Vale lembrar que, de fato, o governo brasileiro já manifestou preocupação. Em nota oficial, o Ministério das Relações Exteriores expressou apreensão e condenou a declaração do Alto Comando Militar que assumiu o poder. O Brasil apelou a todas as forças políticas de Guiné-Bissau para buscar o diálogo pacífico com vistas ao retorno à ordem constitucional.
Para Samuel, esse tipo de mobilização diplomática pode ajudar a preservar a credibilidade da Guiné-Bissau no cenário global, proteger os direitos da população e evitar que o país se transforme em um exemplo internacional de retrocesso democrático.
O secretário-geral da ONU, António Guterres, disse estar "profundamente preocupado" com a situação e denunciou que "qualquer desrespeito pela vontade do povo que votou pacificamente durante as eleições gerais de 23 de novembro constitui uma violação inaceitável dos princípios democráticos".
Aumento de golpes na África — por que a Guiné-Bissau é diferente
Nos últimos anos, a África Ocidental e o Sahel têm sido marcados por uma sucessão de golpes militares — no Mali, Níger, Burquina Faso, entre outros. A Guiné-Bissau junta-se agora à estatística. No entanto, Samuel Comprido sustenta que o caso guineense apresenta particularidades que o diferenciam.
Para ele, ao contrário de cenários onde os golpes são justificados por crises de transição ou por forças coloniais, ou neocoloniais ainda em atuação, “em uma situação como a nossa não há uma justificativa plausível”. Ele aponta que não havia alegações sustentáveis de fraude eleitoral capaz de justificar um golpe, tampouco haveria uma situação de “transição colonial”.
Além disso, ele argumenta que no caso da Guiné-Bissau não há um contexto de guerra civil ou invasão externa. “A narrativa difundida por militares é a de que havia uma tentativa de subversão da ordem, de manipulação dos resultados eleitorais.
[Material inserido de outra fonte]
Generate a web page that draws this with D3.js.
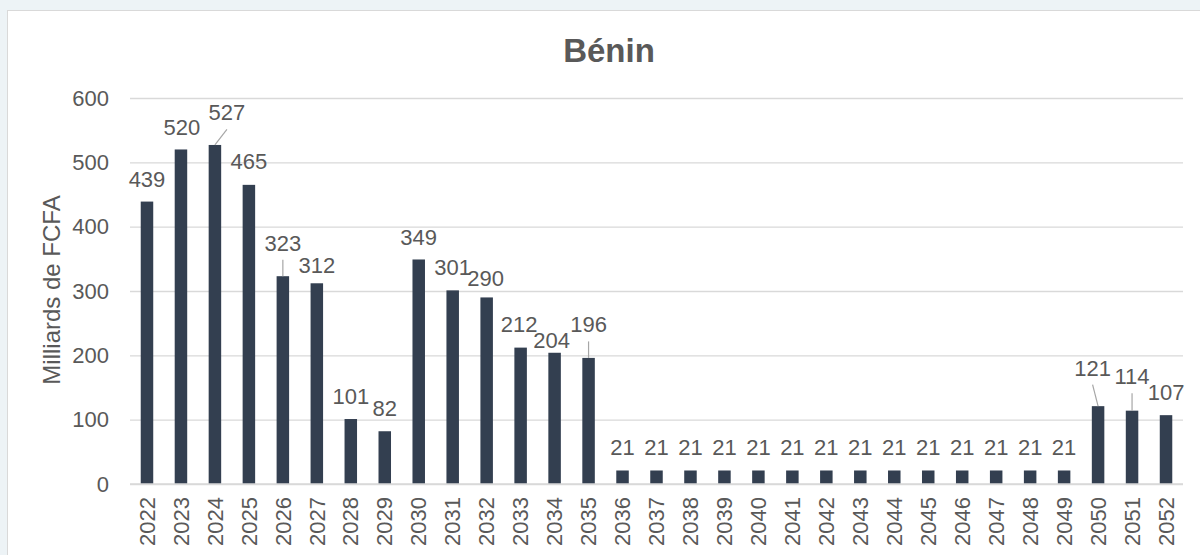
<!DOCTYPE html>
<html><head>
<meta charset="utf-8">
<script src="https://d3js.org/d3.v7.min.js"></script>
<style>
  body { margin: 0; background: #edf3f6; }
  svg text { font-family: "Liberation Sans", Arial, sans-serif; fill: #595959; }
  .gridlines line { stroke: #d9d9d9; stroke-width: 1.3; }
  .gridlines .domain { stroke: none; }
  .y.axis .domain, .y.axis line { stroke: none; }
</style>
</head>
<body>
<svg id="svg1" width="1200" height="555"></svg>
<script>

// data
const years = d3.range(2022, 2053).map(String);
const values = [439, 520, 527, 465, 323, 312, 101, 82, 349, 301, 290, 212, 204, 196,
                21, 21, 21, 21, 21, 21, 21, 21, 21, 21, 21, 21, 21, 21,
                121, 114, 107];
const yTicks = [0, 100, 200, 300, 400, 500, 600];
const chartTitle = "Bénin";
const yTitle = "Milliards de FCFA";

// manual label nudges (px) where the labels were moved by hand, leader = draw a line
const labelNudge = {
  "2022": [0, 1], "2023": [1, 1], "2024": [12, -9, true], "2026": [0, -10, true],
  "2027": [0, 5], "2030": [0, 1], "2032": [-1, 4], "2033": [-1.5, 0],
  "2034": [-3, 11], "2035": [0, -10, true], "2050": [-5.5, -15, true],
  "2051": [0, -11, true]
};

let svg1 = d3.select("svg#svg1");
const margins = {top: 98, left: 130, right: 17, bottom: 71};
const chWidth = 1200 - margins.left - margins.right;
const chHeight = 555 - margins.top - margins.bottom;

// white chart box
svg1.append("rect")
    .attr("x", 7.5).attr("y", 10.5)
    .attr("width", 1200).attr("height", 560)
    .attr("fill", "#fff").attr("stroke", "#d9d9d9");

svg1.append("text")
    .attr("x", 609).attr("y", 62)
    .attr("text-anchor", "middle")
    .style("font-size", "33px").style("font-weight", "bold")
    .text(chartTitle);

svg1.append("text")
    .attr("transform", `translate(52,290) rotate(-90)`)
    .attr("text-anchor", "middle")
    .attr("dy", "0.35em")
    .style("font-size", "24px")
    .text(yTitle);

let valScale = d3.scaleLinear().domain([0, 600]).range([chHeight, 0]);
let xScale = d3.scaleBand().domain(years).range([0, chWidth])
               .paddingInner(0.632).paddingOuter(0.316);

let annotations = svg1.append("g");
let chartArea = svg1.append("g")
    .attr("transform", `translate(${margins.left},${margins.top})`);

annotations.append("g")
    .attr("class", "y gridlines")
    .attr("transform", `translate(${margins.left},${margins.top})`)
    .call(d3.axisLeft(valScale).tickValues(yTicks).tickSize(-chWidth).tickFormat(""));

annotations.append("g")
    .attr("class", "y axis")
    .attr("transform", `translate(${margins.left - 21},${margins.top})`)
    .call(d3.axisLeft(valScale).tickValues(yTicks).tickSize(0).tickPadding(0))
    .selectAll("text")
    .style("font-size", "22px")
    .style("fill", "#595959")
    .style("font-family", "Liberation Sans, Arial, sans-serif");

// year labels
let bottom = annotations.append("g")
    .attr("transform", `translate(${margins.left},${margins.top + chHeight})`);
bottom.selectAll("text").data(years)
    .join("text")
    .attr("transform", d => `translate(${xScale(d) + xScale.bandwidth() / 2},13) rotate(-90)`)
    .attr("text-anchor", "end")
    .attr("dy", "0.35em")
    .style("font-size", "22px")
    .text(d => d);

// bars
chartArea.selectAll("rect.bar").data(values)
    .join("rect")
    .attr("class", "bar")
    .attr("x", (d, i) => xScale(years[i]))
    .attr("y", d => valScale(d))
    .attr("width", xScale.bandwidth())
    .attr("height", d => chHeight - valScale(d))
    .attr("fill", "#333f50");

// labels
const labelPos = (d, i) => {
  const n = labelNudge[years[i]] || [0, 0];
  return {
    x: xScale(years[i]) + xScale.bandwidth() / 2 + n[0],
    y: valScale(d) - 15.5 + n[1],
    leader: !!n[2]
  };
};

chartArea.selectAll("line.leader").data(values.map((d, i) => ({d, i})).filter(o => labelPos(o.d, o.i).leader))
    .join("line")
    .attr("class", "leader")
    .attr("x1", o => xScale(years[o.i]) + xScale.bandwidth() / 2)
    .attr("y1", o => valScale(o.d))
    .attr("x2", o => labelPos(o.d, o.i).x)
    .attr("y2", o => labelPos(o.d, o.i).y + 9)
    .attr("stroke", "#a6a6a6")
    .attr("stroke-width", 1.2);

chartArea.selectAll("text.lbl").data(values)
    .join("text")
    .attr("class", "lbl")
    .attr("x", (d, i) => labelPos(d, i).x)
    .attr("y", (d, i) => labelPos(d, i).y)
    .attr("text-anchor", "middle")
    .style("font-size", "22px")
    .text(d => d);

// zero line on top of bars
chartArea.append("line")
    .attr("x1", 0).attr("x2", chWidth)
    .attr("y1", chHeight).attr("y2", chHeight)
    .attr("stroke", "#d9d9d9").attr("stroke-width", 1.3);

</script>
</body></html>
Mas essa tentativa só pode vir do regime que está no poder, do regime que se sente ameaçado se de fato for confirmado pela comissão eleitoral.”
Localizada entre Senegal e Guiné, Guiné-Bissau já havia registrado quatro golpes de Estado e várias tentativas de tomada do poder desde a sua independência de Portugal, em 1974.
O pesquisador afirma o golpe de 26 de novembro de 2025 não pode ser comparado aos golpes “tradicionais” da região. Para ele, a ação representa, antes, um retrocesso institucional forjado por atores internos para perpetuação de poder. "Aceitar esse tipo de ruptura seria abrir mão de tudo o que as sociedades africanas, em particular a Guiné-Bissau, conquistaram de democracia e direitos nas últimas décadas", apontou.